OBJECTIVE
Produce a word-for-word copy of the listing below without its pictures.

STORED DATA
++++++++++++++++++++

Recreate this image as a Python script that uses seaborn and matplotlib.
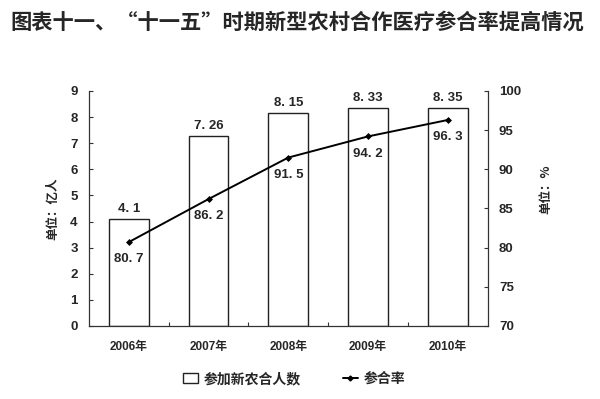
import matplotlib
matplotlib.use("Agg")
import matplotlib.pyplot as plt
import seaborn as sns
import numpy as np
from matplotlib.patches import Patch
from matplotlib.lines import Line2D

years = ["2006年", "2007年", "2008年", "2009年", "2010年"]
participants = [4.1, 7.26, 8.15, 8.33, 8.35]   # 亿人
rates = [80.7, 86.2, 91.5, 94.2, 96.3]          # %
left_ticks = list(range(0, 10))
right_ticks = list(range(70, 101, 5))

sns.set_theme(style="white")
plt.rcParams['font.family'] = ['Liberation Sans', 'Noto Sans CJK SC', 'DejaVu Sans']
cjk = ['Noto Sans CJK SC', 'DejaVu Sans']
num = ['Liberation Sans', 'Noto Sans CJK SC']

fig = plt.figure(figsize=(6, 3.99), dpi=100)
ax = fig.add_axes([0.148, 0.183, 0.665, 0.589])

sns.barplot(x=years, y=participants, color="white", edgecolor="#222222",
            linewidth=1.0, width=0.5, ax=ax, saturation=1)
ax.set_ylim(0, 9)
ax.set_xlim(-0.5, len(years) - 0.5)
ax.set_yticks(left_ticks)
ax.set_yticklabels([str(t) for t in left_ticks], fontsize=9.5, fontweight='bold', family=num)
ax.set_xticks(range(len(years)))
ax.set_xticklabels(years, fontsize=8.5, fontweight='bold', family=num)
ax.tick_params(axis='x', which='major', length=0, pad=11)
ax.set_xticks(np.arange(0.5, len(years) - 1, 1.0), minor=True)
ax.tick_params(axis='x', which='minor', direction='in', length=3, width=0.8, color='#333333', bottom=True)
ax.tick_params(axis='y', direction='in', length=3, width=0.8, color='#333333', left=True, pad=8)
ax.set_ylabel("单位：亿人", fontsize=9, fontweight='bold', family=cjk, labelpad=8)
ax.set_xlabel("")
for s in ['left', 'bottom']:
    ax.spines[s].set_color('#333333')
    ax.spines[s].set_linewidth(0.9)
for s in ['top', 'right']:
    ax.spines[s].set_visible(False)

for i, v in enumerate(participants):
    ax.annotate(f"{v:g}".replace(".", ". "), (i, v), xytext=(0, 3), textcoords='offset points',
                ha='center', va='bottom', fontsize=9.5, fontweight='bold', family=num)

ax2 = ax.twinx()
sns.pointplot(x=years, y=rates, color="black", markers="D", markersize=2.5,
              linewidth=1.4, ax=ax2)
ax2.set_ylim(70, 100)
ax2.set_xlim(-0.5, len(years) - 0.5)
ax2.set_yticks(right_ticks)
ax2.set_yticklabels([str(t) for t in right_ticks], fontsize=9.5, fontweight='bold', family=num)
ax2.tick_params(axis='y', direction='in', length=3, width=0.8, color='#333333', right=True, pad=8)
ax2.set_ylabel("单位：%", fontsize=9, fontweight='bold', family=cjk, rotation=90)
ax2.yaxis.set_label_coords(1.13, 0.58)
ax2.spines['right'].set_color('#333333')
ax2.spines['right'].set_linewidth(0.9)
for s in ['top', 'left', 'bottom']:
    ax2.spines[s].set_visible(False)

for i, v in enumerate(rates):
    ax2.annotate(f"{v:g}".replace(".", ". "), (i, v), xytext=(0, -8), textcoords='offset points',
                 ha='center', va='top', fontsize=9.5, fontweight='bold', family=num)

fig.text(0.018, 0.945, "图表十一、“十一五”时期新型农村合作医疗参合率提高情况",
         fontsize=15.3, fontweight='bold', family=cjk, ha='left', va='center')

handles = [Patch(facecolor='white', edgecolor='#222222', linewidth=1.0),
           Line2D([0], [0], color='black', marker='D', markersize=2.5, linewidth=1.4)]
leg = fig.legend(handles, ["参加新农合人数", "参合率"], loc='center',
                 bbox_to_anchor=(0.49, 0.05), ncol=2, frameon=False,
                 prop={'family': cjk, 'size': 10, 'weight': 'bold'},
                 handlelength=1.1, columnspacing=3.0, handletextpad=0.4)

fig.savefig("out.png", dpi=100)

++++++++++++++++++++

SOLUTION TO THIS PROBLEM
Recreate this image as a Python script that uses seaborn and matplotlib.
import matplotlib
matplotlib.use("Agg")
import matplotlib.pyplot as plt
import seaborn as sns
import numpy as np
from matplotlib.patches import Patch
from matplotlib.lines import Line2D

years = ["2006年", "2007年", "2008年", "2009年", "2010年"]
participants = [4.1, 7.26, 8.15, 8.33, 8.35]   # 亿人
rates = [80.7, 86.2, 91.5, 94.2, 96.3]          # %
left_ticks = list(range(0, 10))
right_ticks = list(range(70, 101, 5))

sns.set_theme(style="white")
plt.rcParams['font.family'] = ['Liberation Sans', 'Noto Sans CJK SC', 'DejaVu Sans']
cjk = ['Noto Sans CJK SC', 'DejaVu Sans']
num = ['Liberation Sans', 'Noto Sans CJK SC']

fig = plt.figure(figsize=(6, 3.99), dpi=100)
ax = fig.add_axes([0.148, 0.183, 0.665, 0.589])

sns.barplot(x=years, y=participants, color="white", edgecolor="#222222",
            linewidth=1.0, width=0.5, ax=ax, saturation=1)
ax.set_ylim(0, 9)
ax.set_xlim(-0.5, len(years) - 0.5)
ax.set_yticks(left_ticks)
ax.set_yticklabels([str(t) for t in left_ticks], fontsize=9.5, fontweight='bold', family=num)
ax.set_xticks(range(len(years)))
ax.set_xticklabels(years, fontsize=8.5, fontweight='bold', family=num)
ax.tick_params(axis='x', which='major', length=0, pad=11)
ax.set_xticks(np.arange(0.5, len(years) - 1, 1.0), minor=True)
ax.tick_params(axis='x', which='minor', direction='in', length=3, width=0.8, color='#333333', bottom=True)
ax.tick_params(axis='y', direction='in', length=3, width=0.8, color='#333333', left=True, pad=8)
ax.set_ylabel("单位：亿人", fontsize=9, fontweight='bold', family=cjk, labelpad=8)
ax.set_xlabel("")
for s in ['left', 'bottom']:
    ax.spines[s].set_color('#333333')
    ax.spines[s].set_linewidth(0.9)
for s in ['top', 'right']:
    ax.spines[s].set_visible(False)

for i, v in enumerate(participants):
    ax.annotate(f"{v:g}".replace(".", ". "), (i, v), xytext=(0, 3), textcoords='offset points',
                ha='center', va='bottom', fontsize=9.5, fontweight='bold', family=num)

ax2 = ax.twinx()
sns.pointplot(x=years, y=rates, color="black", markers="D", markersize=2.5,
              linewidth=1.4, ax=ax2)
ax2.set_ylim(70, 100)
ax2.set_xlim(-0.5, len(years) - 0.5)
ax2.set_yticks(right_ticks)
ax2.set_yticklabels([str(t) for t in right_ticks], fontsize=9.5, fontweight='bold', family=num)
ax2.tick_params(axis='y', direction='in', length=3, width=0.8, color='#333333', right=True, pad=8)
ax2.set_ylabel("单位：%", fontsize=9, fontweight='bold', family=cjk, rotation=90)
ax2.yaxis.set_label_coords(1.13, 0.58)
ax2.spines['right'].set_color('#333333')
ax2.spines['right'].set_linewidth(0.9)
for s in ['top', 'left', 'bottom']:
    ax2.spines[s].set_visible(False)

for i, v in enumerate(rates):
    ax2.annotate(f"{v:g}".replace(".", ". "), (i, v), xytext=(0, -8), textcoords='offset points',
                 ha='center', va='top', fontsize=9.5, fontweight='bold', family=num)

fig.text(0.018, 0.945, "图表十一、“十一五”时期新型农村合作医疗参合率提高情况",
         fontsize=15.3, fontweight='bold', family=cjk, ha='left', va='center')

handles = [Patch(facecolor='white', edgecolor='#222222', linewidth=1.0),
           Line2D([0], [0], color='black', marker='D', markersize=2.5, linewidth=1.4)]
leg = fig.legend(handles, ["参加新农合人数", "参合率"], loc='center',
                 bbox_to_anchor=(0.49, 0.05), ncol=2, frameon=False,
                 prop={'family': cjk, 'size': 10, 'weight': 'bold'},
                 handlelength=1.1, columnspacing=3.0, handletextpad=0.4)

fig.savefig("out.png", dpi=100)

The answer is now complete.